▶ Directions for this task
Omit the pictures and print exactly the lines of the listing below, starting at the first and ending at the line containing "from matplotlib.patches import Rectangle".

··· Records for this task ···

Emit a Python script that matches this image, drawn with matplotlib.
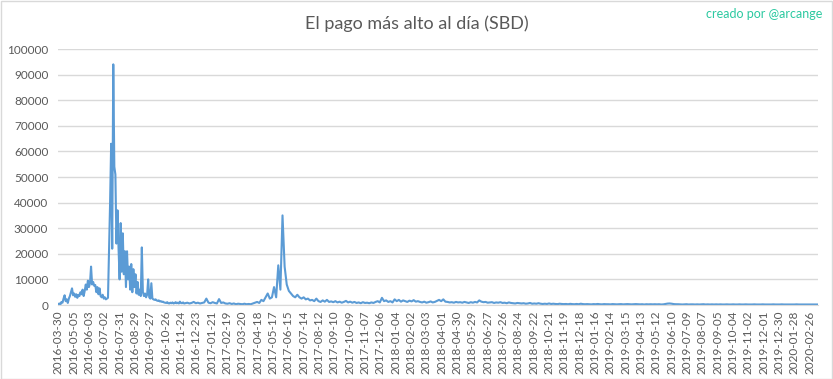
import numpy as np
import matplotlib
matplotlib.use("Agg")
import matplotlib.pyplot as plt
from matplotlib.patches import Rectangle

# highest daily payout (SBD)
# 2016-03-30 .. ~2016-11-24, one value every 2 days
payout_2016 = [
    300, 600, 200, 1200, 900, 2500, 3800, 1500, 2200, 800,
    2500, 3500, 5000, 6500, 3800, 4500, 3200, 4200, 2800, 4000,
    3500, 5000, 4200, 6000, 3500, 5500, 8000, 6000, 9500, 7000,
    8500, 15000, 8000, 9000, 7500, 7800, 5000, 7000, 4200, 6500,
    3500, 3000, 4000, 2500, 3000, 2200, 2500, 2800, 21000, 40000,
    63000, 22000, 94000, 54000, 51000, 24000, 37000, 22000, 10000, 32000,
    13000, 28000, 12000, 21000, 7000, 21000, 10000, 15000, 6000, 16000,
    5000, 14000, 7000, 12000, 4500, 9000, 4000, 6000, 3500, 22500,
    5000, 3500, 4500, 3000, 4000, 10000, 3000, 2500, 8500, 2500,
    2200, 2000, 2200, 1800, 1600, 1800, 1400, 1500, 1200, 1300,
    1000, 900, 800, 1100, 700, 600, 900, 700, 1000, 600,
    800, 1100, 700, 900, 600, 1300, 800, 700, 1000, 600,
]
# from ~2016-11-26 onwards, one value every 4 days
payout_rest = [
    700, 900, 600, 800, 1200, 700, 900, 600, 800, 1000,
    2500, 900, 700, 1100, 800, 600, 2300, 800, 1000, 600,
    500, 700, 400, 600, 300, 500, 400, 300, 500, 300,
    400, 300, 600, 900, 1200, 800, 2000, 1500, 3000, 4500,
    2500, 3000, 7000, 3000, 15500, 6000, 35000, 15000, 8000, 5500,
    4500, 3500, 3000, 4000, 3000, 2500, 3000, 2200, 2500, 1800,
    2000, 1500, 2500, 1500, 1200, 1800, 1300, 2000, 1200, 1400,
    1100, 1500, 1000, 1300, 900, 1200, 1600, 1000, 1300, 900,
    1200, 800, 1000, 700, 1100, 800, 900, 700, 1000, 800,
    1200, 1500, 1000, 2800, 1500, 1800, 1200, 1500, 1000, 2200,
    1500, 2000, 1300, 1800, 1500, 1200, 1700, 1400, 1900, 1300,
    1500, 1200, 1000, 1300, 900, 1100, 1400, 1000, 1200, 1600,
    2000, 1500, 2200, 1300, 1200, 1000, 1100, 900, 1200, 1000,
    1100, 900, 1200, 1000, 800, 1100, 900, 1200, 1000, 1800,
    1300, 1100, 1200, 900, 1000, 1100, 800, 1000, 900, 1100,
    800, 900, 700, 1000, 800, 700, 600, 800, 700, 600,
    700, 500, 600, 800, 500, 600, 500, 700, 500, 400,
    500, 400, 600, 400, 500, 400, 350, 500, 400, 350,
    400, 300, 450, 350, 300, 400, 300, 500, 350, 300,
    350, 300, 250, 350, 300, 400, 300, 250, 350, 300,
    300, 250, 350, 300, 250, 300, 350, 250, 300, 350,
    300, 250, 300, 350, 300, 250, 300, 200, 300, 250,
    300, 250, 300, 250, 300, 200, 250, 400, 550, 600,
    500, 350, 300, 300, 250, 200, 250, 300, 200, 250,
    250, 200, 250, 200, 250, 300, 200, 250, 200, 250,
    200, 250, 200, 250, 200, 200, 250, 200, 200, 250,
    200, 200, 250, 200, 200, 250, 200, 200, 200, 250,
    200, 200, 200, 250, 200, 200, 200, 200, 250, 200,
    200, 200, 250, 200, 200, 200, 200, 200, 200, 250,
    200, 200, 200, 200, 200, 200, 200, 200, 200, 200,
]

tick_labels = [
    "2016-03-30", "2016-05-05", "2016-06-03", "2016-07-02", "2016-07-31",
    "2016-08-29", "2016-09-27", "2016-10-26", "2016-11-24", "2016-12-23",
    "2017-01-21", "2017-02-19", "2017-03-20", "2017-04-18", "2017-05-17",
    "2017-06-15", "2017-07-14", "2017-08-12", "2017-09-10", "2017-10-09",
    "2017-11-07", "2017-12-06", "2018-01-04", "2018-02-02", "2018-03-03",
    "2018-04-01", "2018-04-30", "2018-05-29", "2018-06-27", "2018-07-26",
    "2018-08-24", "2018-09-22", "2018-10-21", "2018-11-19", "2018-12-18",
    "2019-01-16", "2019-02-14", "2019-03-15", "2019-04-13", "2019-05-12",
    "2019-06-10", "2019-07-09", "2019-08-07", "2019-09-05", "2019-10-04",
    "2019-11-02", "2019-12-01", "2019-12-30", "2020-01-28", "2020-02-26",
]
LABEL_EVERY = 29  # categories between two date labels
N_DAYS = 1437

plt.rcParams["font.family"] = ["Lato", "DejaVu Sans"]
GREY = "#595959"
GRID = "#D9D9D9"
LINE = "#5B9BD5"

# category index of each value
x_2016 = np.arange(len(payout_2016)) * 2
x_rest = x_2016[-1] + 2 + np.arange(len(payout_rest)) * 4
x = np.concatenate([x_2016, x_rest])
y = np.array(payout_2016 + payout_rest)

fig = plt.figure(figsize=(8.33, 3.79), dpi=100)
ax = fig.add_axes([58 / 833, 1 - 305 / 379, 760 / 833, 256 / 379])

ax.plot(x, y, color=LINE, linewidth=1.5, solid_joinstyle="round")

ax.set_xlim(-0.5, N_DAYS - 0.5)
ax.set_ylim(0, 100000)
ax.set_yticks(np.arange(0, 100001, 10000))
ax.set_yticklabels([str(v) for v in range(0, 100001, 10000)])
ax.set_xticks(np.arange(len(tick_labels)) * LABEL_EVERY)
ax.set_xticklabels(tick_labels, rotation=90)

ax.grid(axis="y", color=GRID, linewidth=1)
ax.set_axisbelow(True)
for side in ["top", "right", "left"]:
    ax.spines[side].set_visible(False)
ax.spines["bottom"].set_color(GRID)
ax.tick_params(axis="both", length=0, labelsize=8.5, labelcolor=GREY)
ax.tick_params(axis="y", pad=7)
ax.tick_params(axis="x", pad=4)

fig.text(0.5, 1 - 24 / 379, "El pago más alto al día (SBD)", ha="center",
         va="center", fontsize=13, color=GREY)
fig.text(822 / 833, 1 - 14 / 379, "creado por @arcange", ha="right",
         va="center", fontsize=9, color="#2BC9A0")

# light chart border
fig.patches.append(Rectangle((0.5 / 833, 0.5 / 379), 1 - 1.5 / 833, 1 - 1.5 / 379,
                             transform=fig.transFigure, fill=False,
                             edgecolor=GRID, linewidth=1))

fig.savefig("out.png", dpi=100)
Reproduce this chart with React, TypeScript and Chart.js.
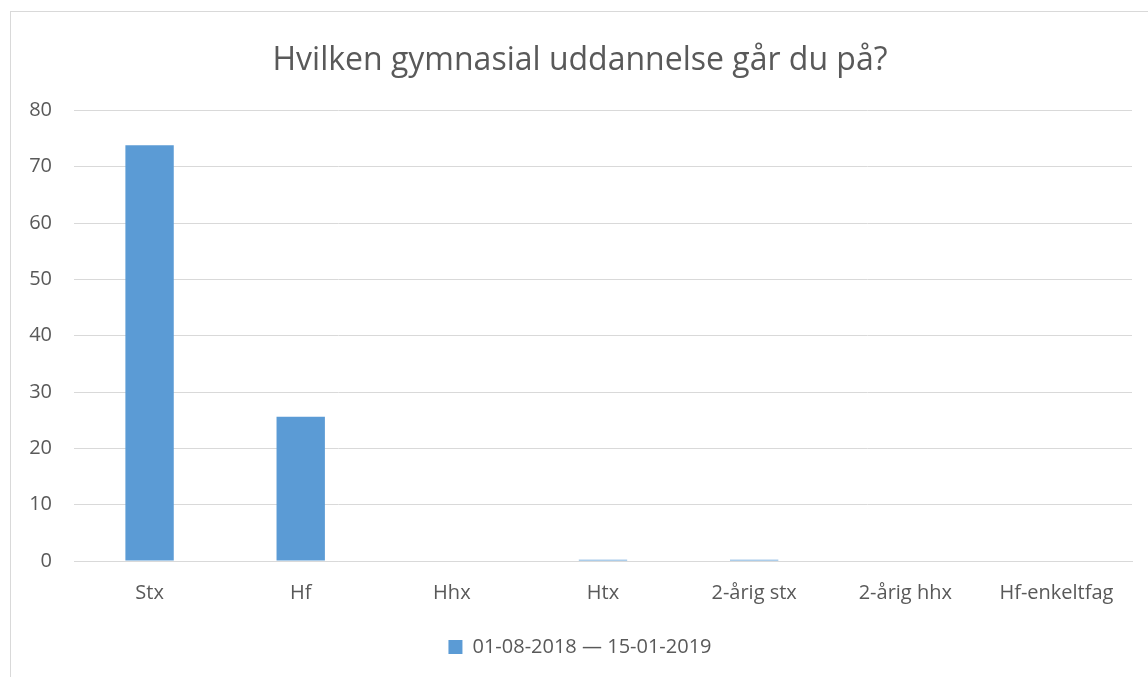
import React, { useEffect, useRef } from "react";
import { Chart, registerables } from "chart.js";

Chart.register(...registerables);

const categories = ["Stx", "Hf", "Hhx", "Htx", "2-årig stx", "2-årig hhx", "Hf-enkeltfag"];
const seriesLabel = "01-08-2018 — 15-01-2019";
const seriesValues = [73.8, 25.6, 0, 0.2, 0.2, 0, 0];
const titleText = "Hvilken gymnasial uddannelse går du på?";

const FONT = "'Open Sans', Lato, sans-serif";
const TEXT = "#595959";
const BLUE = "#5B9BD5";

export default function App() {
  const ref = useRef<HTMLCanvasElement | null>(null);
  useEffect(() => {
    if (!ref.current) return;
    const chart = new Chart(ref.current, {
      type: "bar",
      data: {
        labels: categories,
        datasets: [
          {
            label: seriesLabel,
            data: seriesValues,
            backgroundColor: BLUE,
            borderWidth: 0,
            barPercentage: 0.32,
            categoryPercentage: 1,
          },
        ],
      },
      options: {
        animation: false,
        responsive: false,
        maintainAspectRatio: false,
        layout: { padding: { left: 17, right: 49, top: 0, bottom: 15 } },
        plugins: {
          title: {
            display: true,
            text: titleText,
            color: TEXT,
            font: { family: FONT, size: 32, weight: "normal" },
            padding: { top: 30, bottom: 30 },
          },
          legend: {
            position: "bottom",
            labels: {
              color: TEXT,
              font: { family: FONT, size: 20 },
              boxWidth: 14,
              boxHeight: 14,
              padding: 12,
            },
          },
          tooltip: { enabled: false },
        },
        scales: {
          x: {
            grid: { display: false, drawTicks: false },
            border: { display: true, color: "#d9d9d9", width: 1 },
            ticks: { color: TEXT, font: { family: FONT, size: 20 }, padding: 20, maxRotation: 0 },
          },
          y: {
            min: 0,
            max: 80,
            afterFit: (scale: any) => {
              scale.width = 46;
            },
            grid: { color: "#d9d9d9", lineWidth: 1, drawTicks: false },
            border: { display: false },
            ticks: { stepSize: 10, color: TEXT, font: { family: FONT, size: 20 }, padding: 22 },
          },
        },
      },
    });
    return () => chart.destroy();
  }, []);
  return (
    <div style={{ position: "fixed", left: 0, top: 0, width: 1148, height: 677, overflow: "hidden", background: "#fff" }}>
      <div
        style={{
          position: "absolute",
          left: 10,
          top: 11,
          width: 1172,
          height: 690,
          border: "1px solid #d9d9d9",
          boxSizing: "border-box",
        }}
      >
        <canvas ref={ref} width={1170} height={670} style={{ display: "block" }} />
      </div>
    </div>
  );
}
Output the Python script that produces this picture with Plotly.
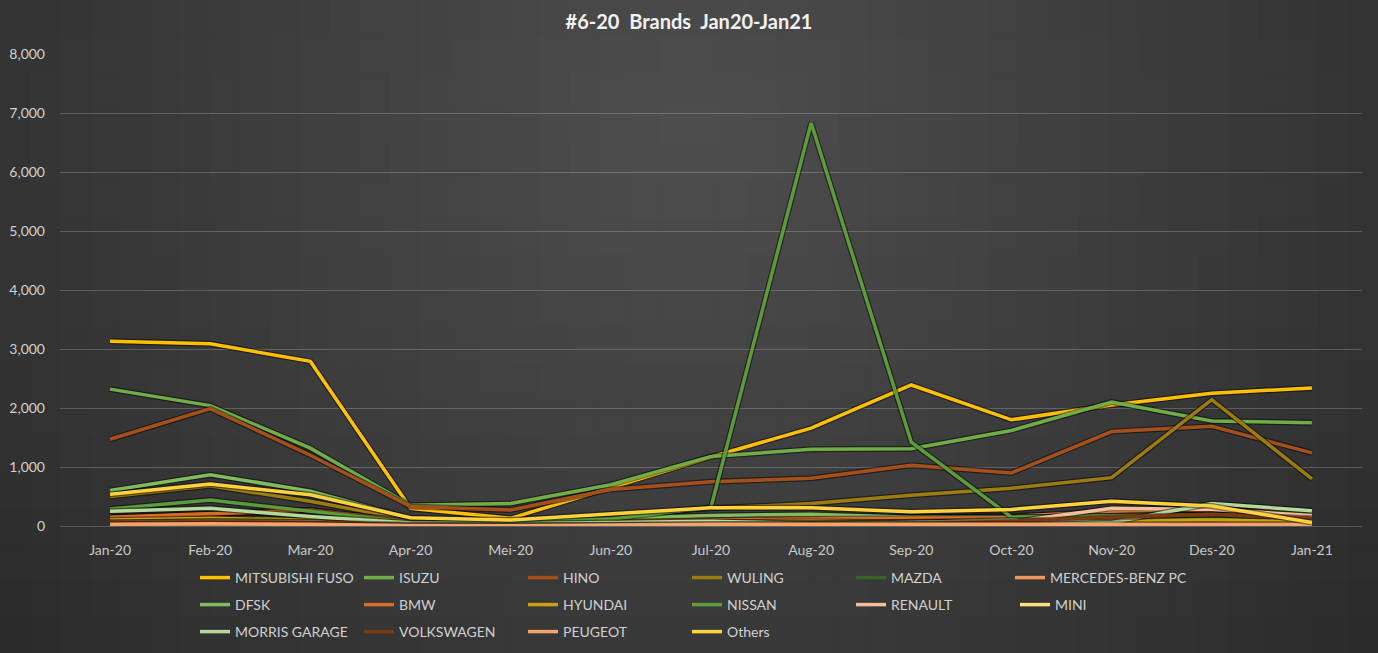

···

▶ Result of this exercise
Emit a Python script that matches this image, drawn with matplotlib.
import numpy as np
import matplotlib
matplotlib.use("Agg")
import matplotlib.pyplot as plt
from matplotlib.patches import Rectangle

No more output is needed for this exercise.